*Given material:*
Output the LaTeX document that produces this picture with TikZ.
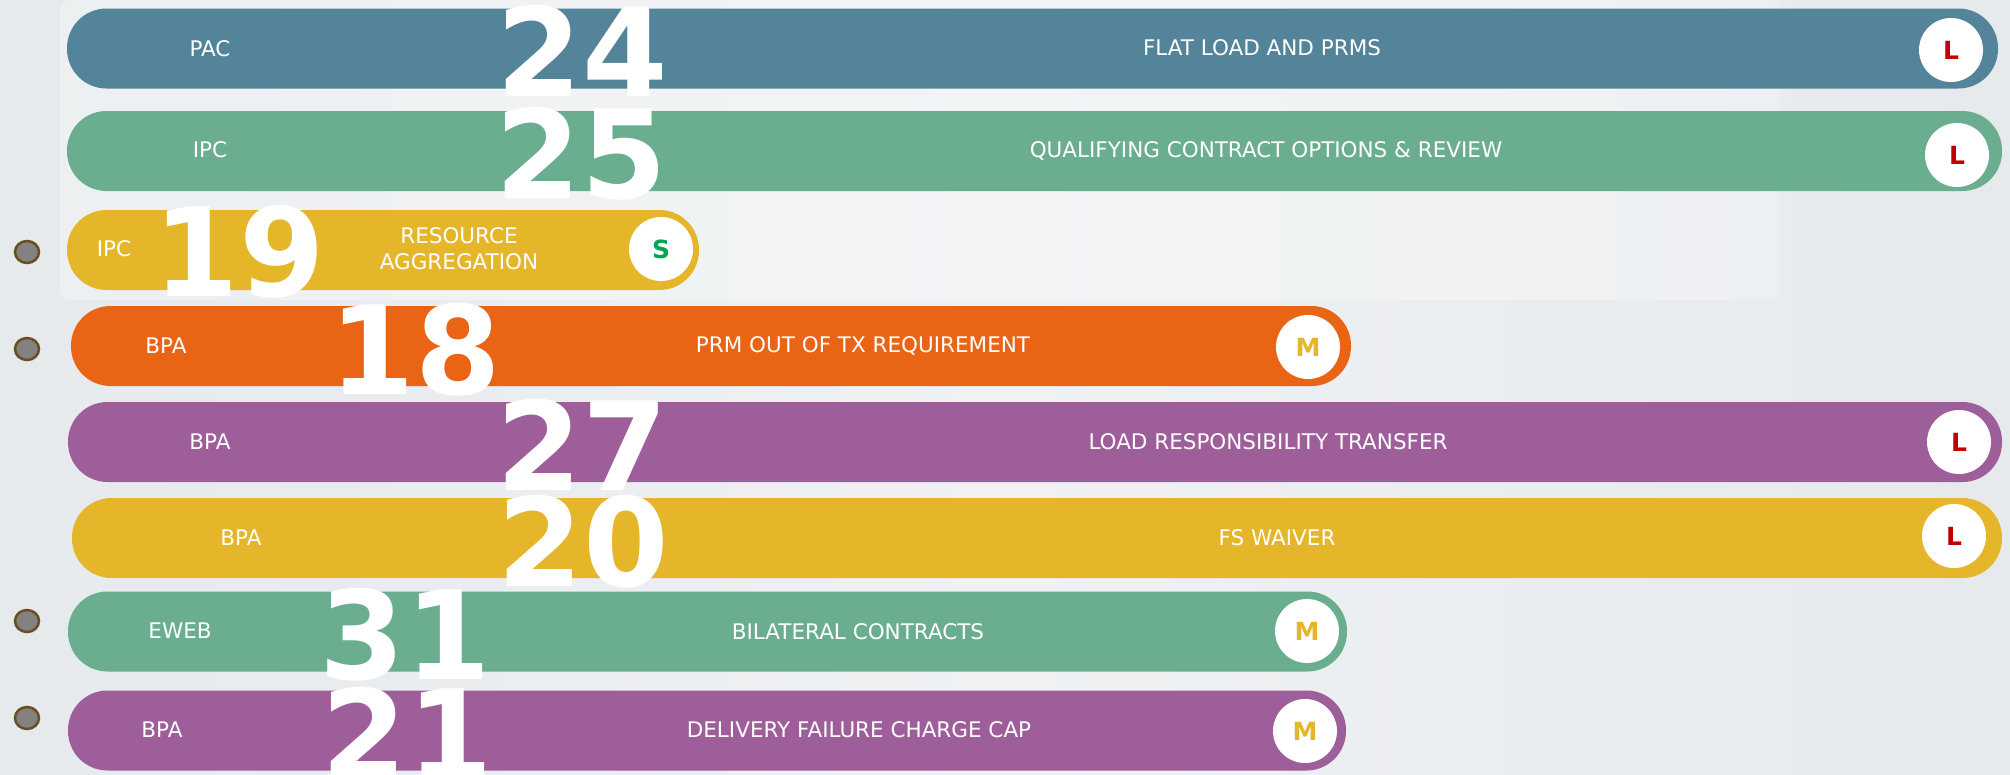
\documentclass[tikz,border=0pt]{standalone}
\usepackage{fontspec}
\setmainfont{DejaVu Sans}
\usetikzlibrary{shapes.geometric}
\definecolor{cBlue}{HTML}{53849A}
\definecolor{cGreen}{HTML}{6AAD8F}
\definecolor{cYellow}{HTML}{E5B62A}
\definecolor{cOrange}{HTML}{E96414}
\definecolor{cPurple}{HTML}{9D5E99}
\definecolor{cRed}{HTML}{C00000}
\definecolor{cSgreen}{HTML}{00A651}
\definecolor{cDot}{HTML}{828282}
\definecolor{cDotRim}{HTML}{6B4E1E}
\definecolor{bgSide}{HTML}{E6EAED}
\definecolor{bgMid}{HTML}{EFF1F3}
\tikzset{
  bar/.style={rectangle, rounded corners=39.5pt, inner sep=0pt, minimum height=80pt, draw=none},
  lbl/.style={text=white, font=\fontsize{21.5}{26}\selectfont, inner sep=0pt, text height=15.7pt, text depth=0pt, align=center},
  bignum/.style={text=white, font=\bfseries\fontsize{123}{123}\selectfont, inner sep=0pt, text height=89.7pt, text depth=0pt},
  badge/.style={circle, fill=white, minimum size=64pt, inner sep=0pt, font=\bfseries\fontsize{25}{25}\selectfont},
  bullet/.style={ellipse, fill=cDot, draw=cDotRim, line width=2.5pt, minimum width=24pt, minimum height=22pt, inner sep=0pt},
}
\begin{document}
\begin{tikzpicture}[x=1pt,y=-1pt]
\useasboundingbox (0,0) rectangle (2010,774);
% background
\shade[left color=bgSide, right color=bgSide, middle color=bgMid] (0,0) rectangle (2010,774);
\fill[white, opacity=0.25, rounded corners=10pt] (60,0) rectangle (1780,300);

% bars
\node[bar, fill=cBlue,   minimum width=1931pt] (b1) at (1032.5,48.5) {};
\node[bar, fill=cGreen,  minimum width=1935pt] (b2) at (1034.5,151) {};
\node[bar, fill=cYellow, minimum width=632pt]  (b3) at (383,250) {};
\node[bar, fill=cOrange, minimum width=1280pt] (b4) at (711,346) {};
\node[bar, fill=cPurple, minimum width=1934pt] (b5) at (1035,442) {};
\node[bar, fill=cYellow, minimum width=1930pt] (b6) at (1037,538) {};
\node[bar, fill=cGreen,  minimum width=1279pt] (b7) at (707.5,631.5) {};
\node[bar, fill=cPurple, minimum width=1278pt] (b8) at (707,730.5) {};

% bullets
\node[bullet] (d3) at (27,252) {};
\node[bullet] (d4) at (27,349) {};
\node[bullet] (d7) at (27,621) {};
\node[bullet] (d8) at (27,718) {};

% owner labels
\node[lbl] (o1) at (210,49) {PAC};
\node[lbl] (o2) at (210,150) {IPC};
\node[lbl] (o3) at (114,249) {IPC};
\node[lbl] (o4) at (166,346) {BPA};
\node[lbl] (o5) at (210,442) {BPA};
\node[lbl] (o6) at (241,538) {BPA};
\node[lbl] (o7) at (180,631) {EWEB};
\node[lbl] (o8) at (162,730) {BPA};

% titles
\node[lbl] (t1) at (1262,48) {FLAT LOAD AND PRMS};
\node[lbl] (t2) at (1266,150) {QUALIFYING CONTRACT OPTIONS \& REVIEW};
\node[text=white, font=\fontsize{21.5}{26}\selectfont, inner sep=0pt, align=center] (t3) at (459,249) {RESOURCE\\AGGREGATION};
\node[lbl] (t4) at (863,345) {PRM OUT OF TX REQUIREMENT};
\node[lbl] (t5) at (1268,442) {LOAD RESPONSIBILITY TRANSFER};
\node[lbl] (t6) at (1277,538) {FS WAIVER};
\node[lbl] (t7) at (858,632) {BILATERAL CONTRACTS};
\node[lbl] (t8) at (859,730) {DELIVERY FAILURE CHARGE CAP};

% big numbers
\node[bignum] (n1) at (582,52) {24};
\node[bignum] (n2) at (581,154) {25};
\node[bignum] (n3) at (239,252) {19};
\node[bignum] (n4) at (415,350) {18};
\node[bignum] (n5) at (582,446) {27};
\node[bignum] (n6) at (583,542) {20};
\node[bignum] (n7) at (405,635) {31};
\node[bignum] (n8) at (407,734) {21};

% badges
\node[badge, text=cRed]    (c1) at (1951,50)  {L};
\node[badge, text=cRed]    (c2) at (1957,155) {L};
\node[badge, text=cSgreen] (c3) at (661,249)  {S};
\node[badge, text=cYellow] (c4) at (1308,347) {M};
\node[badge, text=cRed]    (c5) at (1959,442) {L};
\node[badge, text=cRed]    (c6) at (1954,536) {L};
\node[badge, text=cYellow] (c7) at (1307,631) {M};
\node[badge, text=cYellow] (c8) at (1305,731) {M};
\end{tikzpicture}
\end{document}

*Goal of the exercise:*
Restate the whole of the material word for word without the pictures.

*The completed task:*
Output the LaTeX document that produces this picture with TikZ.
\documentclass[tikz,border=0pt]{standalone}
\usepackage{fontspec}
\setmainfont{DejaVu Sans}
\usetikzlibrary{shapes.geometric}
\definecolor{cBlue}{HTML}{53849A}
\definecolor{cGreen}{HTML}{6AAD8F}
\definecolor{cYellow}{HTML}{E5B62A}
\definecolor{cOrange}{HTML}{E96414}
\definecolor{cPurple}{HTML}{9D5E99}
\definecolor{cRed}{HTML}{C00000}
\definecolor{cSgreen}{HTML}{00A651}
\definecolor{cDot}{HTML}{828282}
\definecolor{cDotRim}{HTML}{6B4E1E}
\definecolor{bgSide}{HTML}{E6EAED}
\definecolor{bgMid}{HTML}{EFF1F3}
\tikzset{
  bar/.style={rectangle, rounded corners=39.5pt, inner sep=0pt, minimum height=80pt, draw=none},
  lbl/.style={text=white, font=\fontsize{21.5}{26}\selectfont, inner sep=0pt, text height=15.7pt, text depth=0pt, align=center},
  bignum/.style={text=white, font=\bfseries\fontsize{123}{123}\selectfont, inner sep=0pt, text height=89.7pt, text depth=0pt},
  badge/.style={circle, fill=white, minimum size=64pt, inner sep=0pt, font=\bfseries\fontsize{25}{25}\selectfont},
  bullet/.style={ellipse, fill=cDot, draw=cDotRim, line width=2.5pt, minimum width=24pt, minimum height=22pt, inner sep=0pt},
}
\begin{document}
\begin{tikzpicture}[x=1pt,y=-1pt]
\useasboundingbox (0,0) rectangle (2010,774);
% background
\shade[left color=bgSide, right color=bgSide, middle color=bgMid] (0,0) rectangle (2010,774);
\fill[white, opacity=0.25, rounded corners=10pt] (60,0) rectangle (1780,300);

% bars
\node[bar, fill=cBlue,   minimum width=1931pt] (b1) at (1032.5,48.5) {};
\node[bar, fill=cGreen,  minimum width=1935pt] (b2) at (1034.5,151) {};
\node[bar, fill=cYellow, minimum width=632pt]  (b3) at (383,250) {};
\node[bar, fill=cOrange, minimum width=1280pt] (b4) at (711,346) {};
\node[bar, fill=cPurple, minimum width=1934pt] (b5) at (1035,442) {};
\node[bar, fill=cYellow, minimum width=1930pt] (b6) at (1037,538) {};
\node[bar, fill=cGreen,  minimum width=1279pt] (b7) at (707.5,631.5) {};
\node[bar, fill=cPurple, minimum width=1278pt] (b8) at (707,730.5) {};

% bullets
\node[bullet] (d3) at (27,252) {};
\node[bullet] (d4) at (27,349) {};
\node[bullet] (d7) at (27,621) {};
\node[bullet] (d8) at (27,718) {};

% owner labels
\node[lbl] (o1) at (210,49) {PAC};
\node[lbl] (o2) at (210,150) {IPC};
\node[lbl] (o3) at (114,249) {IPC};
\node[lbl] (o4) at (166,346) {BPA};
\node[lbl] (o5) at (210,442) {BPA};
\node[lbl] (o6) at (241,538) {BPA};
\node[lbl] (o7) at (180,631) {EWEB};
\node[lbl] (o8) at (162,730) {BPA};

% titles
\node[lbl] (t1) at (1262,48) {FLAT LOAD AND PRMS};
\node[lbl] (t2) at (1266,150) {QUALIFYING CONTRACT OPTIONS \& REVIEW};
\node[text=white, font=\fontsize{21.5}{26}\selectfont, inner sep=0pt, align=center] (t3) at (459,249) {RESOURCE\\AGGREGATION};
\node[lbl] (t4) at (863,345) {PRM OUT OF TX REQUIREMENT};
\node[lbl] (t5) at (1268,442) {LOAD RESPONSIBILITY TRANSFER};
\node[lbl] (t6) at (1277,538) {FS WAIVER};
\node[lbl] (t7) at (858,632) {BILATERAL CONTRACTS};
\node[lbl] (t8) at (859,730) {DELIVERY FAILURE CHARGE CAP};

% big numbers
\node[bignum] (n1) at (582,52) {24};
\node[bignum] (n2) at (581,154) {25};
\node[bignum] (n3) at (239,252) {19};
\node[bignum] (n4) at (415,350) {18};
\node[bignum] (n5) at (582,446) {27};
\node[bignum] (n6) at (583,542) {20};
\node[bignum] (n7) at (405,635) {31};
\node[bignum] (n8) at (407,734) {21};

% badges
\node[badge, text=cRed]    (c1) at (1951,50)  {L};
\node[badge, text=cRed]    (c2) at (1957,155) {L};
\node[badge, text=cSgreen] (c3) at (661,249)  {S};
\node[badge, text=cYellow] (c4) at (1308,347) {M};
\node[badge, text=cRed]    (c5) at (1959,442) {L};
\node[badge, text=cRed]    (c6) at (1954,536) {L};
\node[badge, text=cYellow] (c7) at (1307,631) {M};
\node[badge, text=cYellow] (c8) at (1305,731) {M};
\end{tikzpicture}
\end{document}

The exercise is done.